**Exercise prompt:** Your output is the lines from the first one to the one containing "plt.rcParams['font.family'] = ['Liberation", repeated exactly, with images left out.
───
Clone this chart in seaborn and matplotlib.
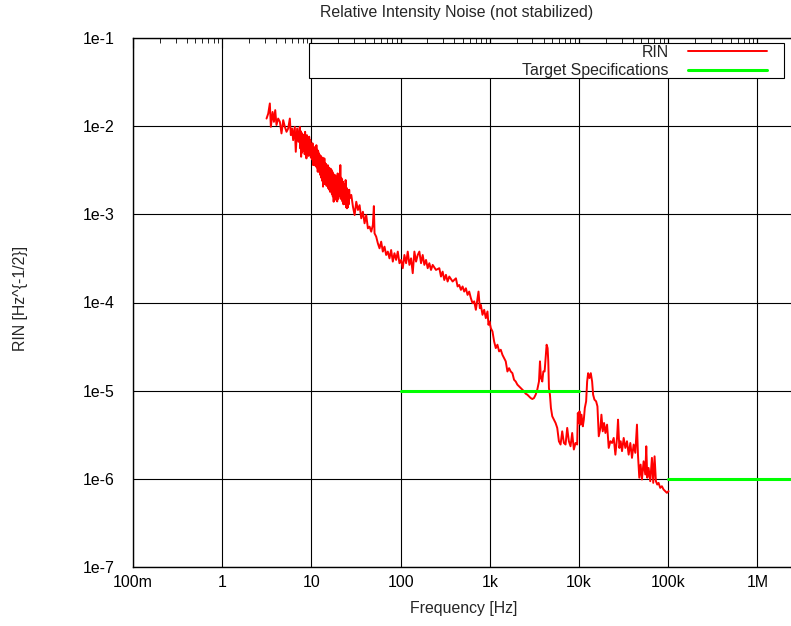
import matplotlib
matplotlib.use("Agg")
import matplotlib.pyplot as plt
import matplotlib.ticker as mticker
from matplotlib.patches import Rectangle
import seaborn as sns

sns.set_style("white")
plt.rcParams['font.family'] = ['Liberation Sans', 'DejaVu Sans']

# RIN trace, split by frequency band (Hz, 1/sqrt(Hz))
freq_a = [3.14, 3.28, 3.42, 3.51, 3.67, 3.80, 3.93, 4.06, 4.24, 4.43, 4.62, 4.83, 5.04, 5.26,
          5.49, 5.73, 5.88, 6.08, 6.24, 6.51, 6.68, 6.92, 7.16,
          7.41, 7.50, 7.58, 7.67, 7.76, 7.84, 7.93, 8.02, 8.11, 8.21, 8.31, 8.40, 8.50, 8.60,
          8.69, 8.79, 8.92, 9.05, 9.18, 9.31, 9.44, 9.58, 9.72, 9.86, 10.0]
rin_a = [1.22e-2, 1.39e-2, 1.81e-2, 9.83e-3, 1.45e-2, 1.12e-2, 1.52e-2, 1.03e-2, 1.22e-2,
         1.12e-2, 8.27e-3, 1.17e-2, 9.83e-3, 8.63e-3, 9.41e-3, 1.22e-2, 7.91e-3, 9.41e-3,
         6.94e-3, 9.83e-3, 5.12e-3, 9.41e-3, 6.65e-3,
         9.83e-3, 5.6e-3, 8.8e-3, 4.50e-3, 8.4e-3, 5.0e-3, 7.91e-3, 5.2e-3, 8.0e-3, 5.59e-3,
         7.6e-3, 4.8e-3, 8.63e-3, 5.0e-3, 7.8e-3, 4.31e-3, 7.9e-3, 4.9e-3, 7.25e-3, 4.6e-3,
         7.6e-3, 5.35e-3, 7.0e-3, 4.4e-3, 6.09e-3]

freq_b = [10.15, 10.29, 10.44, 10.53, 10.62, 10.71, 10.83, 10.95, 11.08, 11.17, 11.27, 11.37,
          11.50, 11.63, 11.77, 11.90, 12.04, 12.18, 12.32, 12.46, 12.60, 12.75, 12.90, 13.05,
          13.20, 13.35, 13.50, 13.65, 13.81, 13.97, 14.13, 14.29, 14.46, 14.62, 14.79, 14.96,
          15.13, 15.30, 15.48, 15.66, 15.84, 16.02, 16.20, 16.39, 16.58, 16.77, 16.96, 17.16,
          17.36, 17.56, 17.76, 17.96, 18.17, 18.38, 18.59, 18.80, 19.02, 19.24, 19.46, 19.69,
          19.91, 20.14, 20.37, 20.61, 20.85, 21.09, 21.33, 21.57, 21.82, 22.07, 22.32, 22.58,
          22.84, 23.10, 23.37, 23.64, 23.91, 24.19, 24.47, 24.75, 25.03, 25.32, 25.61, 25.91,
          26.21, 26.51, 26.81]
rin_b = [4.2e-3, 6.4e-3, 3.62e-3, 5.3e-3, 3.8e-3, 5.59e-3, 3.6e-3, 5.8e-3, 3.95e-3, 5.6e-3,
         3.5e-3, 6.09e-3, 3.4e-3, 5.4e-3, 3.04e-3, 5.2e-3, 3.2e-3, 4.90e-3, 3.0e-3, 4.7e-3,
         2.79e-3, 4.6e-3, 2.6e-3, 3.95e-3, 2.4e-3, 4.4e-3, 2.06e-3, 3.9e-3, 2.3e-3, 4.31e-3,
         2.2e-3, 3.8e-3, 2.45e-3, 3.7e-3, 2.1e-3, 3.46e-3, 2.2e-3, 3.6e-3, 1.97e-3, 3.4e-3,
         1.9e-3, 3.18e-3, 1.8e-3, 3.3e-3, 2.34e-3, 3.2e-3, 1.7e-3, 3.04e-3, 1.6e-3, 2.9e-3,
         1.39e-3, 2.6e-3, 1.5e-3, 2.79e-3, 1.6e-3, 2.7e-3, 1.45e-3, 2.5e-3, 1.4e-3, 2.91e-3,
         1.5e-3, 2.6e-3, 1.80e-3, 2.7e-3, 1.6e-3, 3.62e-3, 1.5e-3, 2.6e-3, 1.66e-3, 2.5e-3,
         1.4e-3, 2.34e-3, 1.3e-3, 2.2e-3, 1.39e-3, 2.1e-3, 1.3e-3, 2.45e-3, 1.2e-3, 2.0e-3,
         1.17e-3, 1.9e-3, 1.2e-3, 1.80e-3, 1.3e-3, 1.9e-3, 1.52e-3]

freq_c = [27.99, 29.22, 30.50, 31.83, 33.22, 34.67, 36.19, 37.78, 39.43, 41.17, 42.97, 44.85,
          46.82, 48.86, 50.14, 51.01, 53.24, 55.57, 58.00, 60.53, 63.20, 65.97, 68.84, 71.86,
          75.01, 78.31, 81.75, 85.31, 89.05, 92.94, 97.03, 101.3]
rin_c = [1.66e-3, 1.22e-3, 9.82e-4, 1.39e-3, 1.12e-3, 1.27e-3, 9.01e-4, 1.07e-3, 7.91e-4,
         9.82e-4, 6.94e-4, 7.25e-4, 6.36e-4, 7.57e-4, 1.24e-3, 6.09e-4, 5.58e-4, 4.69e-4,
         4.12e-4, 4.90e-4, 3.78e-4, 4.30e-4, 3.46e-4, 3.78e-4, 3.17e-4, 3.94e-4, 2.91e-4,
         3.62e-4, 3.04e-4, 3.78e-4, 2.79e-4, 3.04e-4]

freq_d = [105.7, 110.3, 115.2, 120.2, 125.5, 131.0, 136.7, 142.7, 149.0, 155.5, 162.3, 169.4,
          176.8, 184.6, 192.7, 201.1, 209.9, 219.1, 228.8, 249.2, 271.5, 283.4, 295.8, 308.8,
          322.3, 336.4, 351.2, 382.5, 416.9, 435.1, 454.2, 474.1, 494.9, 516.4, 539.1, 562.7,
          587.4, 613.1, 640.0, 668.2, 697.4, 727.8, 746.8, 772.9, 793.1, 827.9, 864.2, 901.8,
          941.3, 965.9, 991.1]
rin_d = [2.45e-4, 3.46e-4, 2.79e-4, 3.78e-4, 2.67e-4, 3.17e-4, 2.15e-4, 3.78e-4, 2.91e-4,
         3.46e-4, 3.78e-4, 2.79e-4, 3.46e-4, 2.67e-4, 3.04e-4, 2.45e-4, 2.79e-4, 2.34e-4,
         2.67e-4, 2.34e-4, 2.45e-4, 1.97e-4, 2.24e-4, 1.80e-4, 2.06e-4, 1.73e-4, 1.97e-4,
         1.73e-4, 1.88e-4, 1.52e-4, 1.58e-4, 1.39e-4, 1.52e-4, 1.33e-4, 1.45e-4, 1.22e-4,
         1.33e-4, 1.12e-4, 9.82e-5, 1.03e-4, 8.26e-5, 1.12e-4, 1.33e-4, 8.62e-5, 9.41e-5,
         7.25e-5, 8.26e-5, 6.64e-5, 7.91e-5, 5.58e-5, 6.09e-5]

freq_e = [1026, 1071, 1117, 1166, 1217, 1271, 1327, 1385, 1445, 1508, 1575, 1644, 1716, 1791,
          1869, 1951, 2037, 2126, 2219, 2316, 2418, 2523, 2634, 2749, 2870, 2996, 3127, 3264,
          3407, 3556, 3649, 3744, 3875, 3976, 4114, 4222, 4332, 4444, 4522, 4600, 4720, 4842,
          5011, 5230, 5460, 5699, 5948, 6209, 6479, 6764, 7062, 7371, 7693, 8031, 8382, 8750,
          9134, 9533, 9696, 9865]
rin_e = [5.12e-5, 4.69e-5, 3.62e-5, 3.04e-5, 3.32e-5, 2.79e-5, 2.91e-5, 2.55e-5, 2.34e-5,
         2.15e-5, 1.65e-5, 1.80e-5, 1.65e-5, 1.58e-5, 1.33e-5, 1.27e-5, 1.17e-5, 1.12e-5,
         1.07e-5, 1.03e-5, 9.82e-6, 9.24e-6, 9.00e-6, 8.62e-6, 8.25e-6, 8.04e-6, 8.25e-6,
         9.00e-6, 1.03e-5, 1.27e-5, 2.15e-5, 1.39e-5, 1.27e-5, 1.65e-5, 1.65e-5, 2.34e-5,
         3.32e-5, 3.04e-5, 2.15e-5, 1.07e-5, 9.00e-6, 6.36e-6, 5.12e-6, 4.69e-6, 4.30e-6,
         3.78e-6, 2.67e-6, 2.45e-6, 3.46e-6, 2.55e-6, 2.45e-6, 3.78e-6, 2.67e-6, 2.34e-6,
         3.31e-6, 2.15e-6, 2.55e-6, 2.45e-6, 5.58e-6, 4.30e-6]

freq_f = [10120, 10385, 10656, 11028, 11315, 11610, 12015, 12329, 12650, 13092, 13548, 14021,
          14387, 14887, 15542, 16084, 16645, 17374, 17827, 18446, 19091, 19756, 20625, 21528,
          22471, 23454, 24482, 25556, 26675, 27371, 28320, 29309, 30331, 31667, 33052, 34497,
          36007, 37584, 39235, 40953, 42747, 44619, 45781, 47377, 49030, 50741, 52966, 55286,
          56726, 58211, 60239, 62876, 65630, 67920, 70290, 72736, 75273, 77930, 81330, 84890,
          88610, 92500, 96540, 100800]
rin_f = [5.83e-6, 4.12e-6, 5.34e-6, 3.94e-6, 4.69e-6, 6.36e-6, 7.57e-6, 1.27e-5, 1.58e-5,
         1.39e-5, 1.58e-5, 1.27e-5, 9.00e-6, 7.91e-6, 7.57e-6, 6.64e-6, 3.04e-6, 3.78e-6,
         5.34e-6, 3.46e-6, 4.30e-6, 3.31e-6, 4.12e-6, 2.24e-6, 2.67e-6, 2.55e-6, 2.91e-6,
         1.88e-6, 2.91e-6, 4.69e-6, 2.24e-6, 2.67e-6, 2.06e-6, 2.91e-6, 2.24e-6, 2.67e-6,
         1.88e-6, 2.55e-6, 1.73e-6, 2.45e-6, 1.97e-6, 4.12e-6, 1.88e-6, 1.03e-6, 1.45e-6,
         9.82e-7, 1.58e-6, 1.12e-6, 2.34e-6, 1.03e-6, 1.33e-6, 9.40e-7, 1.73e-6, 9.00e-7,
         1.80e-6, 9.40e-7, 8.62e-7, 9.00e-7, 7.90e-7, 8.25e-7, 7.57e-7, 7.24e-7, 6.94e-7,
         7.24e-7]

rin_freq = freq_a + freq_b + freq_c + freq_d + freq_e + freq_f
rin_value = rin_a + rin_b + rin_c + rin_d + rin_e + rin_f

# target specification steps
spec_low_freq = [100, 10000]
spec_low_value = [1e-5, 1e-5]
spec_high_freq = [100000, 10000000]
spec_high_value = [1e-6, 1e-6]

xtick_values = [0.1, 1, 10, 100, 1e3, 1e4, 1e5, 1e6]
xtick_labels = ['100m', '1', '10', '100', '1k', '10k', '100k', '1M']
ytick_values = [1e-7, 1e-6, 1e-5, 1e-4, 1e-3, 1e-2, 1e-1]
ytick_labels = ['1e-7', '1e-6', '1e-5', '1e-4', '1e-3', '1e-2', '1e-1']

W, H = 791, 626
FS = 11.4
fig = plt.figure(figsize=(W / 100, H / 100), dpi=100)
ax = fig.add_axes([133 / W, (H - 567) / H, (800 - 133) / W, (567 - 38) / H])
ax.set_xscale('log')
ax.set_yscale('log')

sns.lineplot(x=rin_freq, y=rin_value, ax=ax, color='#ff0000', lw=1.4,
             estimator=None, sort=False, label='RIN')
sns.lineplot(x=spec_low_freq, y=spec_low_value, ax=ax, color='#00ff00', lw=2.2,
             estimator=None, label='Target Specifications')
sns.lineplot(x=spec_high_freq, y=spec_high_value, ax=ax, color='#00ff00', lw=2.2,
             estimator=None)

ax.set_xlim(0.1, 3e6)
ax.set_ylim(1e-7, 1e-1)

ax.set_xticks(xtick_values)
ax.set_xticklabels(xtick_labels)
ax.set_yticks(ytick_values)
ax.set_yticklabels(ytick_labels)
ax.xaxis.set_minor_locator(mticker.FixedLocator(
    [m * 10.0 ** e for e in range(-1, 6) for m in range(2, 10)]))
ax.yaxis.set_minor_locator(mticker.FixedLocator(
    [m * 10.0 ** e for e in range(-7, -1) for m in range(2, 10)]))
ax.xaxis.set_minor_formatter(mticker.NullFormatter())
ax.yaxis.set_minor_formatter(mticker.NullFormatter())

ax.tick_params(which='both', direction='in', top=True, right=True, colors='black',
               labelsize=FS)
ax.tick_params(which='major', length=7, width=0.8)
ax.tick_params(which='minor', length=3.5, width=0.6)
ax.tick_params(axis='y', pad=13)
ax.tick_params(axis='x', pad=6)

ax.grid(True, which='major', color='black', lw=0.8)
for sp in ax.spines.values():
    sp.set_color('black')
    sp.set_linewidth(1.0)

ax.set_xlabel('')
ax.set_ylabel('')

# key box, then the key entries on top of it
ax.add_patch(Rectangle((309 / W, 1 - 78 / H), 475 / W, 35 / H, transform=fig.transFigure,
                       facecolor='white', edgecolor='black', lw=0.8, zorder=4, clip_on=False))
handles, labels = ax.get_legend_handles_labels()
ax.legend(handles, labels, loc='upper right', bbox_to_anchor=(767 / W, 1 - 45 / H),
          bbox_transform=fig.transFigure, frameon=False, markerfirst=False,
          borderpad=0, borderaxespad=0, handlelength=5.0, handletextpad=1.2,
          labelspacing=0.22, fontsize=FS)

fig.text(457 / W, 1 - 13 / H, 'Relative Intensity Noise (not stabilized)',
         ha='center', va='center', fontsize=FS)
fig.text(464 / W, 1 - 609 / H, 'Frequency [Hz]', ha='center', va='center', fontsize=FS)
fig.text(21 / W, 1 - 298 / H, 'RIN [Hz^{-1/2}]', ha='center', va='center',
         rotation=90, fontsize=FS)

fig.savefig('out.png', dpi=100)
───
**Full output:**
Clone this chart in seaborn and matplotlib.
import matplotlib
matplotlib.use("Agg")
import matplotlib.pyplot as plt
import matplotlib.ticker as mticker
from matplotlib.patches import Rectangle
import seaborn as sns

sns.set_style("white")
plt.rcParams['font.family'] = ['Liberation Sans', 'DejaVu Sans']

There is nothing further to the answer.